Active Electronically Scanned Array - Basic Concept

Basic Concept

Radar systems generally work by connecting an antenna to a powerful radio transmitter to emit a short pulse of signal. The transmitter is then disconnected and the antenna is connected to a sensitive receiver which amplifies any echos from target objects. By measuring the time it takes for the signal to return, the radar receiver can determine the distance to the object. The receiver then sends the resulting output to a display of some sort. The transmitter elements were typically klystron tubes or magnetrons, which are suitable for amplifying or generating a narrow range of frequencies to high power levels. To scan a portion of the sky, the radar antenna must be physically moved to point in different directions.

Starting in the 1960s new solid-state devices capable of delaying the transmitter signal in a controlled way were introduced. That led to the first practical large-scale passive electronically scanned array (PESA), or simply phased array radar. PESAs took a signal from a single source, split it into hundreds of paths, selectively delayed some of them, and sent them to individual antennas. The radio signals from the separate antennas overlapped in space, and the interference patterns between the individual signals was controlled to reinforce the signal in certain directions, and mute it in all others. The delays could be easily controlled electronically, allowing the beam to be steered very quickly without moving the antenna. A PESA can scan a volume of space much quicker than a traditional mechanical system. Additionally, thanks to progress in electronics, PESAs added the ability to produce several active beams, allowing them to continue scanning the sky while at the same time focusing smaller beams on certain targets for tracking or guiding semi-active radar homing missiles. PESAs quickly became widespread on ships and large fixed emplacements in the 1960s, followed by airborne sensors as the electronics shrank.

AESAs are the result of further developments in solid-state electronics. In earlier systems the transmitted signal was originally created in a klystron or traveling wave tube or similar device, which are relatively large. Receiver electronics were also large due to the high frequencies that they worked with. The introduction of gallium arsenide microelectronics through the 1980s served to greatly reduce the size of the receiver elements, until effective ones could be built at sizes similar to those of handheld radios, only a few cubic centimeters in volume. The introduction of JFETs and MESFETs did the same to the transmitter side of the systems as well. Now an entire radar, the transmitter, receiver and antenna, could be shrunk into a single "transmitter-receiver module" (TRM) about the size of a carton of milk.

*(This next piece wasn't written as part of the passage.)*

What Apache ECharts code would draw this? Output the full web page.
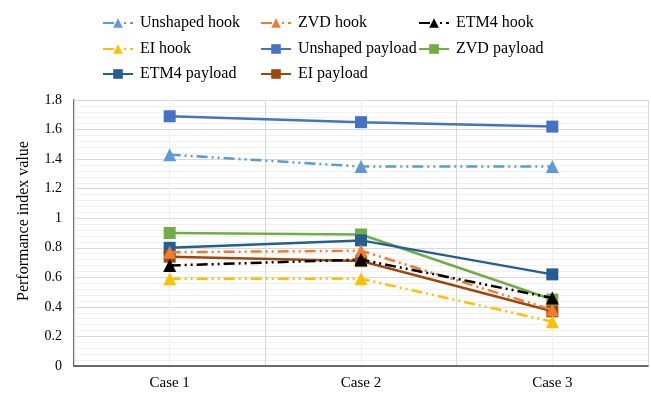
<!DOCTYPE html>
<html>
<head>
<meta charset="utf-8">
<style>
  html, body { margin: 0; padding: 0; background: #fff; }
  #chart { width: 651px; height: 399px; }
</style>
<script src="https://cdn.jsdelivr.net/npm/echarts@6/dist/echarts.min.js"></script>
</head>
<body>
<div id="chart"></div>
<script>
// Categories and tick values
const cases = ['Case 1', 'Case 2', 'Case 3'];
const yTicks = { min: 0, max: 1.8, step: 0.2 };

// Performance index values per method
const unshapedHook    = [1.43, 1.35, 1.35];
const zvdHook         = [0.77, 0.78, 0.38];
const etm4Hook        = [0.68, 0.72, 0.46];
const eiHook          = [0.59, 0.59, 0.30];
const unshapedPayload = [1.69, 1.65, 1.62];
const zvdPayload      = [0.90, 0.89, 0.45];
const etm4Payload     = [0.80, 0.85, 0.62];
const eiPayload       = [0.74, 0.71, 0.37];

const FONT = '"Liberation Serif", "Times New Roman", serif';
const dashDotDot = [11, 4, 2, 4, 2, 4];

const seriesDefs = [
  { name: 'Unshaped hook',    data: unshapedHook,    color: '#5B9BD5', hook: true },
  { name: 'ZVD hook',         data: zvdHook,         color: '#ED7D31', hook: true },
  { name: 'ETM4 hook',        data: etm4Hook,        color: '#000000', hook: true },
  { name: 'EI hook',          data: eiHook,          color: '#FFC000', hook: true },
  { name: 'Unshaped payload', data: unshapedPayload, color: '#4472C4', hook: false },
  { name: 'ZVD payload',      data: zvdPayload,      color: '#70AD47', hook: false },
  { name: 'ETM4 payload',     data: etm4Payload,     color: '#255E91', hook: false },
  { name: 'EI payload',       data: eiPayload,       color: '#9E480E', hook: false }
];

// Legend entry positions (three columns, three rows)
const legendSlots = [
  [102, 15], [260, 15], [418, 15],
  [102, 41], [260, 41], [418, 41],
  [102, 66], [260, 66]
];

const series = seriesDefs.map(d => ({
  name: d.name,
  type: 'line',
  xAxisIndex: 0,
  data: d.data,
  symbol: d.hook ? 'triangle' : 'rect',
  symbolSize: d.hook ? 13 : 12,
  showSymbol: true,
  z: d.hook ? 3 : 2,
  itemStyle: { color: d.color },
  lineStyle: {
    color: d.color,
    width: 2.5,
    type: d.hook ? dashDotDot : 'solid'
  },
  emphasis: { disabled: true },
  animation: false
}));

const legends = seriesDefs.map((d, i) => ({
  data: [d.name],
  left: legendSlots[i][0],
  top: legendSlots[i][1],
  padding: 0,
  orient: 'horizontal',
  itemWidth: 30,
  itemHeight: 12,
  itemGap: 8,
  selectedMode: false,
  textStyle: { fontFamily: FONT, fontSize: 16, color: '#000', padding: [0, 0, 0, 2] }
}));

const chart = echarts.init(document.getElementById('chart'), null, { renderer: 'canvas' });
chart.setOption({
  animation: false,
  backgroundColor: '#fff',
  legend: legends,
  grid: { left: 74, right: 3, top: 100, bottom: 33, containLabel: false },
  xAxis: [
    {
      type: 'category',
      data: cases,
      boundaryGap: true,
      axisLine: { lineStyle: { color: '#404040', width: 1.5 } },
      axisTick: { show: false },
      axisLabel: { fontFamily: FONT, fontSize: 15, color: '#000', margin: 10 },
      splitLine: { show: true, lineStyle: { color: '#d9d9d9', width: 1 } },
      z: 2
    },
    {
      // half-category grid lines through the case centres
      type: 'value',
      min: 0, max: 6, interval: 1,
      show: true,
      axisLine: { show: false },
      axisTick: { show: false },
      axisLabel: { show: false },
      splitLine: { show: true, lineStyle: { color: '#eeeeee', width: 1 } }
    }
  ],
  yAxis: {
    type: 'value',
    min: yTicks.min,
    max: yTicks.max,
    interval: yTicks.step,
    name: 'Performance index value',
    nameLocation: 'middle',
    nameGap: 42,
    nameTextStyle: { fontFamily: FONT, fontSize: 16, color: '#000', padding: [0, 0, 0, 24] },
    axisLine: { show: true, lineStyle: { color: '#404040', width: 1.5 } },
    axisTick: { show: false },
    axisLabel: {
      fontFamily: FONT, fontSize: 14, color: '#000', margin: 12,
      formatter: v => String(Math.round(v * 10) / 10)
    },
    splitLine: { show: true, lineStyle: { color: '#d9d9d9', width: 1 } },
    minorTick: { show: false, splitNumber: 5 },
    minorSplitLine: { show: true, lineStyle: { color: '#f0f0f0', width: 1 } }
  },
  series: series
});
</script>
</body>
</html>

The primary advantage of a AESA over a PESA is capability of the different modules to operate on different frequencies. Unlike the PESA, where the signal is generated at single frequencies by a small number of transmitters, in the AESA each module generates and radiates its own independent signal. This allows the AESA to produce numerous "sub-beams" and actively "paint" a much larger number of targets. Additionally, the solid-state transmitters are able to transmit effectively at a much wider range of frequencies, giving AESAs the ability to change their operating frequency with every pulse sent out. AESAs can also produce beams that consist of many different frequencies at once, using post-processing of the combined signal from a number of TRMs to re-create a display as if there was a single powerful beam being sent.